ANAMED Library: It provides service in the building called Merkez Han, located on İstiklal Street in the Beyoğlu district of Istanbul. Library use is limited to individual researchers, ANAMED scholars, students and faculty members who want to research and preserve Turkey's cultural heritage. Students, alumni, academic and administrative staff of the institution, employees, who study at Koç University; Faculty members and families of employees also use it.

Health Sciences Library: It is the branch of Koç University Libraries located in Topkapı, Koç University Health Sciences Campus. Its collection is geared towards nursing and health sciences. The services are mainly designed for the faculty and students of the Health Sciences Campus.

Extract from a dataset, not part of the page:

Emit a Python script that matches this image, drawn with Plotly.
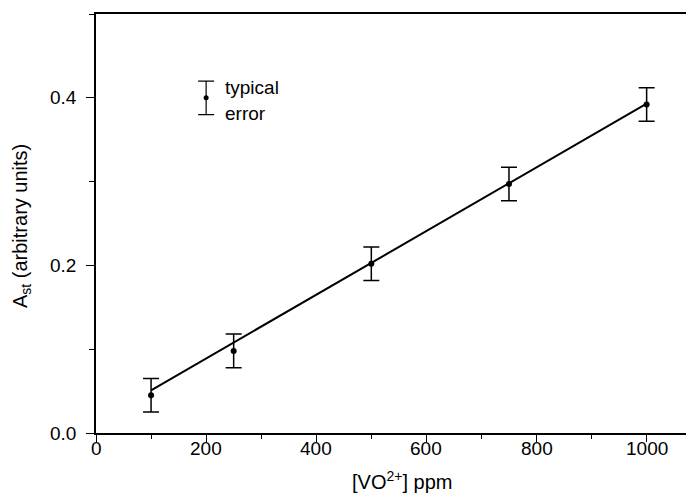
import plotly.graph_objects as go

# Data
conc_ppm = [100, 250, 500, 750, 1000]
a_st = [0.045, 0.098, 0.202, 0.297, 0.392]
a_err = [0.02, 0.02, 0.02, 0.02, 0.02]

fit_x = [100, 1000]
fit_y = [0.051, 0.393]

legend_x = [200]
legend_y = [0.40]
legend_err = [0.02]
legend_labels = ["typical", "error"]

x_ticks = [0, 200, 400, 600, 800, 1000]
x_ticklabels = ["0", "200", "400", "600", "800", "1000"]
y_ticks = [0.0, 0.2, 0.4]
y_ticklabels = ["0.0", "0.2", "0.4"]

FONT = "Liberation Sans, Arial, sans-serif"

# page body has an 8px default margin; compensate so the figure fills the window
W, H = 686, 493
ML, MR, MT, MB = 88, 0, 6, 68
PW = W - ML - MR
PH = H - MT - MB

fig = go.Figure()

fig.add_trace(go.Scatter(
    x=fit_x, y=fit_y, mode="lines",
    line=dict(color="black", width=2), showlegend=False, hoverinfo="skip"))

fig.add_trace(go.Scatter(
    x=conc_ppm, y=a_st, mode="markers",
    marker=dict(color="black", size=6),
    error_y=dict(type="data", array=a_err, visible=True,
                 color="black", thickness=1.5, width=8),
    showlegend=False))

fig.add_trace(go.Scatter(
    x=legend_x, y=legend_y, mode="markers",
    marker=dict(color="black", size=5),
    error_y=dict(type="data", array=legend_err, visible=True,
                 color="black", thickness=1.2, width=8),
    showlegend=False, hoverinfo="skip"))

fig.add_annotation(x=230, y=0.4127, xref="x", yref="y", text=legend_labels[0],
                   showarrow=False, xanchor="left", yanchor="middle",
                   font=dict(size=19, color="black", family=FONT))
fig.add_annotation(x=230, y=0.381, xref="x", yref="y", text=legend_labels[1],
                   showarrow=False, xanchor="left", yanchor="middle",
                   font=dict(size=19, color="black", family=FONT))

# x tick labels, placed closer to the axis as in the reference
for v, lab in zip(x_ticks, x_ticklabels):
    fig.add_annotation(x=v, y=-(449 - 433) / PH, xref="x", yref="paper", text=lab,
                       showarrow=False, xanchor="center", yanchor="middle",
                       font=dict(size=19, color="black", family=FONT))

# axis titles (placed to match the reference positions)
fig.add_annotation(x=(402 - 96) / PW, y=-(480 - 433) / PH, xref="paper", yref="paper",
                   text="[VO<sup>2+</sup>] ppm", showarrow=False,
                   xanchor="center", yanchor="middle",
                   font=dict(size=20, color="black", family=FONT))
fig.add_annotation(x=-(96 - 21) / PW, y=(433 - 226) / PH, xref="paper", yref="paper",
                   text="A<sub>st</sub> (arbitrary units)", showarrow=False, textangle=-90,
                   xanchor="center", yanchor="middle",
                   font=dict(size=20, color="black", family=FONT))

fig.update_layout(
    width=W, height=H,
    margin=dict(l=ML, r=MR, t=MT, b=MB, pad=0),
    paper_bgcolor="white", plot_bgcolor="white",
    font=dict(family=FONT, size=19, color="black"),
    xaxis=dict(range=[0, 1086], tickvals=x_ticks, showticklabels=False,
               showline=True, linecolor="black", linewidth=1.5, mirror=True,
               ticks="outside", ticklen=7, tickwidth=1.3, tickcolor="black",
               showgrid=False, zeroline=False,
               minor=dict(dtick=100, tick0=0, ticks="outside", ticklen=4,
                          tickwidth=1.2, tickcolor="black", showgrid=False)),
    yaxis=dict(range=[0, 0.5], tickvals=y_ticks, ticktext=y_ticklabels,
               showline=True, linecolor="black", linewidth=1.5, mirror=False,
               ticks="outside", ticklen=8, tickwidth=1.3, tickcolor="black",
               ticklabelstandoff=6,
               showgrid=False, zeroline=False,
               minor=dict(dtick=0.1, tick0=0, ticks="outside", ticklen=5,
                          tickwidth=1.2, tickcolor="black", showgrid=False)),
)

fig.write_html("out.html")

VEKAM Library: VEKAM Library and Archive is located in Keçiören, Ankara and functions as the city memory of Ankara. It was established in 1994 and was attached to Koç University Suna Kıraç Library in 2014. Publications are containing historical and cultural studies about Ankara.
===Cultural activities ===

- Podcast series

Within the scope of Cultural Heritage studies, the “ANAMED Library Podcast: Burada Konuşmak Serbest” podcast series, in which the library and current developments and current services in the library and archival area are discussed, has started in June 2020. The podcast series "Koç Üniversitesi Suna Kıraç Kütüphanesi İstanbul'u Dinliyorum...", in which different subjects on Istanbul history, culture was discussed, has started in April 2021 with the guests of Istanbul experts. Lastly, the "Suna Kıraç Libraries Podcast" podcast series has started in which podcasts on Suna Kıraç Library theme studies were discussed has started in November 2021.

- International Archive Day Conference series

Suna Kıraç Library hosts events as part of the International Archives Day Conference series. The conferences focus on introducing different archives in various institutions, different digital humanities projects, digital preservation and new technologies.